[START RECORDED INFORMATION]

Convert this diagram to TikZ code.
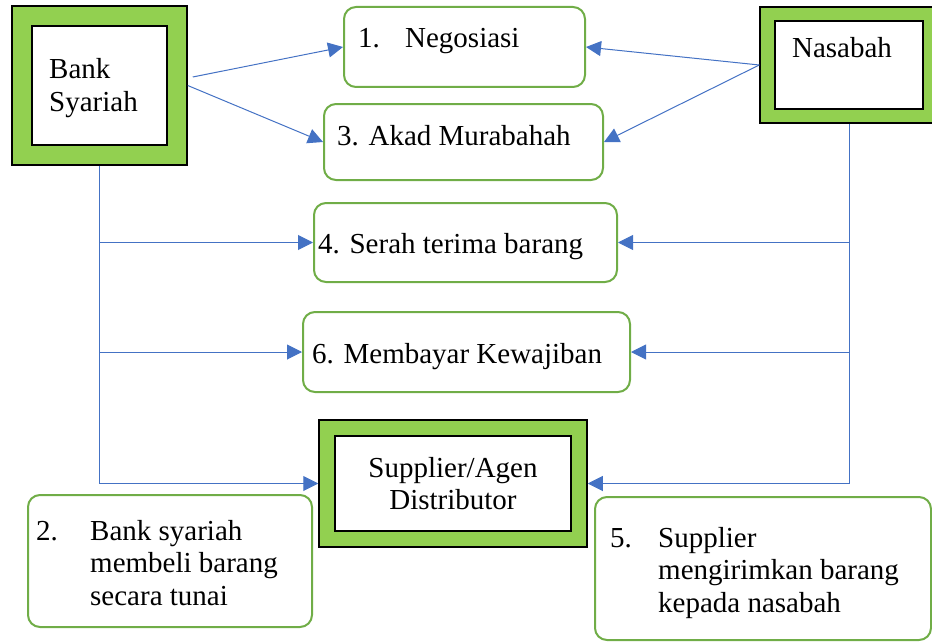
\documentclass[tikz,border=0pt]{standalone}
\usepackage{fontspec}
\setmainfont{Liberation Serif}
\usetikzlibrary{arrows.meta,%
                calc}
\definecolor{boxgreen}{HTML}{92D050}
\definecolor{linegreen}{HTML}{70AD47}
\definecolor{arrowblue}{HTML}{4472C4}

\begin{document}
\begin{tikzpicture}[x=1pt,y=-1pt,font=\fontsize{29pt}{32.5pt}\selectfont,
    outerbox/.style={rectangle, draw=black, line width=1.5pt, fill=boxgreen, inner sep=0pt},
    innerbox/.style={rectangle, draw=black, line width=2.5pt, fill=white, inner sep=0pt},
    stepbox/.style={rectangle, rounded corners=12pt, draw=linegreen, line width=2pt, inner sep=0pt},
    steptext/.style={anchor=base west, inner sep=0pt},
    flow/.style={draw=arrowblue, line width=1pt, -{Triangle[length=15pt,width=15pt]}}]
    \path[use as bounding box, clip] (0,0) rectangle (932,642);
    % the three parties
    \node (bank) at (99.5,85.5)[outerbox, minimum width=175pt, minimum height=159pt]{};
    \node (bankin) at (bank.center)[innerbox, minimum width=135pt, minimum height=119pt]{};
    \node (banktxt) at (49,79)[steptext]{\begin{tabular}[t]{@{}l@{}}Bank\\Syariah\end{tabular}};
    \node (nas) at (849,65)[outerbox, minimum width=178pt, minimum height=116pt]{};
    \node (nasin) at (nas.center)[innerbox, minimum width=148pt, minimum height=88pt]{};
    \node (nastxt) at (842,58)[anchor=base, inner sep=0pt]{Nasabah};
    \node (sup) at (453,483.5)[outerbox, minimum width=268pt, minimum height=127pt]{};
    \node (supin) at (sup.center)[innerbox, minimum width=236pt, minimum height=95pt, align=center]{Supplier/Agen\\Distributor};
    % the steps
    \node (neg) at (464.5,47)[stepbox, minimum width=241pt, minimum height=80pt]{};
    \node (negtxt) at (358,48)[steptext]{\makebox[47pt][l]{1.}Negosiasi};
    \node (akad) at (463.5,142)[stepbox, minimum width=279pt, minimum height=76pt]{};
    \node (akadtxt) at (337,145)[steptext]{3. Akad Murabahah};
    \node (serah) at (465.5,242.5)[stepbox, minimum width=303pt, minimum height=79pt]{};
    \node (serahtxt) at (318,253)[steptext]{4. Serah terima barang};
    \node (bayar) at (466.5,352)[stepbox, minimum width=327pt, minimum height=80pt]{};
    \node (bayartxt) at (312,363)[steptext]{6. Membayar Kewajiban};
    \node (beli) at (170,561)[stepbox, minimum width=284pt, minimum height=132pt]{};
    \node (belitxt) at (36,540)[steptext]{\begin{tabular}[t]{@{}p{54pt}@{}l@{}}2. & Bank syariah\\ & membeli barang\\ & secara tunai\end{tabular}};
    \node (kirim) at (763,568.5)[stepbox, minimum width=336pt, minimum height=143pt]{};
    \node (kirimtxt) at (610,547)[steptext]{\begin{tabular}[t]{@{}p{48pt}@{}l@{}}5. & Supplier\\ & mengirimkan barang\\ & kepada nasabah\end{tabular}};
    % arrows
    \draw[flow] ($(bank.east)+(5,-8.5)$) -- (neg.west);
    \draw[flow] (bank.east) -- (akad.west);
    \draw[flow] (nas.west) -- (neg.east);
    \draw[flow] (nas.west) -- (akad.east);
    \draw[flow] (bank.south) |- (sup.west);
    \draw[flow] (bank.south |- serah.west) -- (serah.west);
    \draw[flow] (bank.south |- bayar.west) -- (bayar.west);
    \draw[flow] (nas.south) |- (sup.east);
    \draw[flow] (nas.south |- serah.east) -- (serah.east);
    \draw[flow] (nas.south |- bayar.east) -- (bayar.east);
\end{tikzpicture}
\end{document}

[END RECORDED INFORMATION]

TASK REQUIREMENTS =
Write out the listing above again, exactly, but with no pictures in the copy.

THE RESPONSE =
Convert this diagram to TikZ code.
\documentclass[tikz,border=0pt]{standalone}
\usepackage{fontspec}
\setmainfont{Liberation Serif}
\usetikzlibrary{arrows.meta,%
                calc}
\definecolor{boxgreen}{HTML}{92D050}
\definecolor{linegreen}{HTML}{70AD47}
\definecolor{arrowblue}{HTML}{4472C4}

\begin{document}
\begin{tikzpicture}[x=1pt,y=-1pt,font=\fontsize{29pt}{32.5pt}\selectfont,
    outerbox/.style={rectangle, draw=black, line width=1.5pt, fill=boxgreen, inner sep=0pt},
    innerbox/.style={rectangle, draw=black, line width=2.5pt, fill=white, inner sep=0pt},
    stepbox/.style={rectangle, rounded corners=12pt, draw=linegreen, line width=2pt, inner sep=0pt},
    steptext/.style={anchor=base west, inner sep=0pt},
    flow/.style={draw=arrowblue, line width=1pt, -{Triangle[length=15pt,width=15pt]}}]
    \path[use as bounding box, clip] (0,0) rectangle (932,642);
    % the three parties
    \node (bank) at (99.5,85.5)[outerbox, minimum width=175pt, minimum height=159pt]{};
    \node (bankin) at (bank.center)[innerbox, minimum width=135pt, minimum height=119pt]{};
    \node (banktxt) at (49,79)[steptext]{\begin{tabular}[t]{@{}l@{}}Bank\\Syariah\end{tabular}};
    \node (nas) at (849,65)[outerbox, minimum width=178pt, minimum height=116pt]{};
    \node (nasin) at (nas.center)[innerbox, minimum width=148pt, minimum height=88pt]{};
    \node (nastxt) at (842,58)[anchor=base, inner sep=0pt]{Nasabah};
    \node (sup) at (453,483.5)[outerbox, minimum width=268pt, minimum height=127pt]{};
    \node (supin) at (sup.center)[innerbox, minimum width=236pt, minimum height=95pt, align=center]{Supplier/Agen\\Distributor};
    % the steps
    \node (neg) at (464.5,47)[stepbox, minimum width=241pt, minimum height=80pt]{};
    \node (negtxt) at (358,48)[steptext]{\makebox[47pt][l]{1.}Negosiasi};
    \node (akad) at (463.5,142)[stepbox, minimum width=279pt, minimum height=76pt]{};
    \node (akadtxt) at (337,145)[steptext]{3. Akad Murabahah};
    \node (serah) at (465.5,242.5)[stepbox, minimum width=303pt, minimum height=79pt]{};
    \node (serahtxt) at (318,253)[steptext]{4. Serah terima barang};
    \node (bayar) at (466.5,352)[stepbox, minimum width=327pt, minimum height=80pt]{};
    \node (bayartxt) at (312,363)[steptext]{6. Membayar Kewajiban};
    \node (beli) at (170,561)[stepbox, minimum width=284pt, minimum height=132pt]{};
    \node (belitxt) at (36,540)[steptext]{\begin{tabular}[t]{@{}p{54pt}@{}l@{}}2. & Bank syariah\\ & membeli barang\\ & secara tunai\end{tabular}};
    \node (kirim) at (763,568.5)[stepbox, minimum width=336pt, minimum height=143pt]{};
    \node (kirimtxt) at (610,547)[steptext]{\begin{tabular}[t]{@{}p{48pt}@{}l@{}}5. & Supplier\\ & mengirimkan barang\\ & kepada nasabah\end{tabular}};
    % arrows
    \draw[flow] ($(bank.east)+(5,-8.5)$) -- (neg.west);
    \draw[flow] (bank.east) -- (akad.west);
    \draw[flow] (nas.west) -- (neg.east);
    \draw[flow] (nas.west) -- (akad.east);
    \draw[flow] (bank.south) |- (sup.west);
    \draw[flow] (bank.south |- serah.west) -- (serah.west);
    \draw[flow] (bank.south |- bayar.west) -- (bayar.west);
    \draw[flow] (nas.south) |- (sup.east);
    \draw[flow] (nas.south |- serah.east) -- (serah.east);
    \draw[flow] (nas.south |- bayar.east) -- (bayar.east);
\end{tikzpicture}
\end{document}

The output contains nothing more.